Moreover, we agree with appellant’s second contention that the trial court erred in refusing to conduct a de novo review of the appeal, effectively denying the appellant’s right to appeal his guilty plea conviction to a summary offense. One who pleads guilty to a summary offense has the right to take an appeal pursuant to Pa.R.Crim.P. 86. See Commonwealth v. Bassion, supra at 567 n. 3, 568 A.2d at 1318 n. 3.
At the hearing on June 27, 1994, the trial court failed to conduct a de novo review of the appeal because the appellant previously pled guilty to the summary offense. At the commencement of the hearing, the trial judge inquired: “[W]hy are we here? He pled guilty.” (N.T. 6/27/94 at 2). In addition, the following exchange took place:
THE COURT: You pled guilty to the offense.
THE DEFENDANT: The magistrate told me to appeal it and bring it down here.
THE COURT: Well, you are here. And, clearly, if you want to read it, there it is, public record, you pled guilty and you were sentenced.
(N.T. 6/27/94 at 2).
Additionally, in its November 24, 1991 opinion, the trial court stated that “absent a proper withdrawal of the guilty plea ... we refused to disturb the verdict and sentence of the District Justice,” the court considered the appellant’s withdrawal of his guilty plea a prerequisite to de novo review. In light of this Court’s decision in Commonwealth v. Bassion, supra, at 564, 568 A.2d 1316, we conclude that the trial court *37improperly held that the appellant’s guilty plea precluded his right to de novo review.
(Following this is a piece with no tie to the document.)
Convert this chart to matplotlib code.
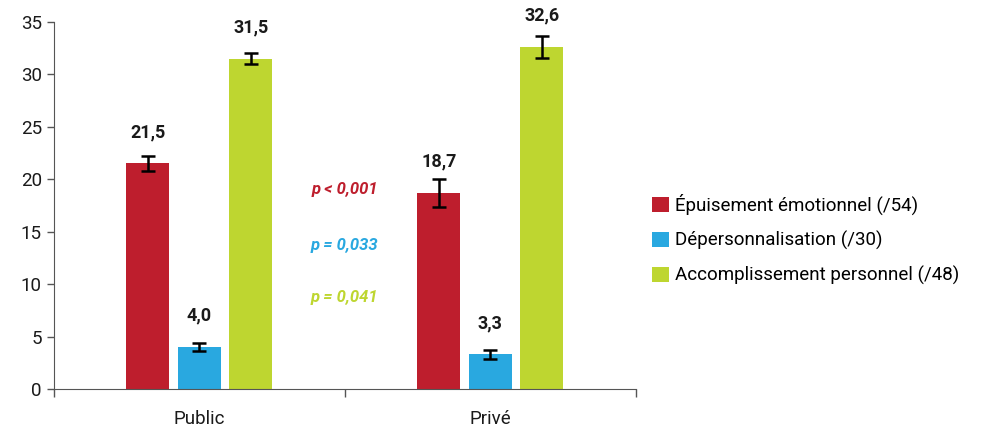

Based upon the foregoing, the trial court’s order of June 27, 1994, dismissing appellant Toner’s appeal from his summary conviction, is reversed and the case remanded with a directive to the trial court to conduct a trial de novo, make determinations of fact, and enter a verdict upon the record.
Judgment of sentence reversed; case remanded. Jurisdiction relinquished.
DEL SOLE, J., filed a concurring statement.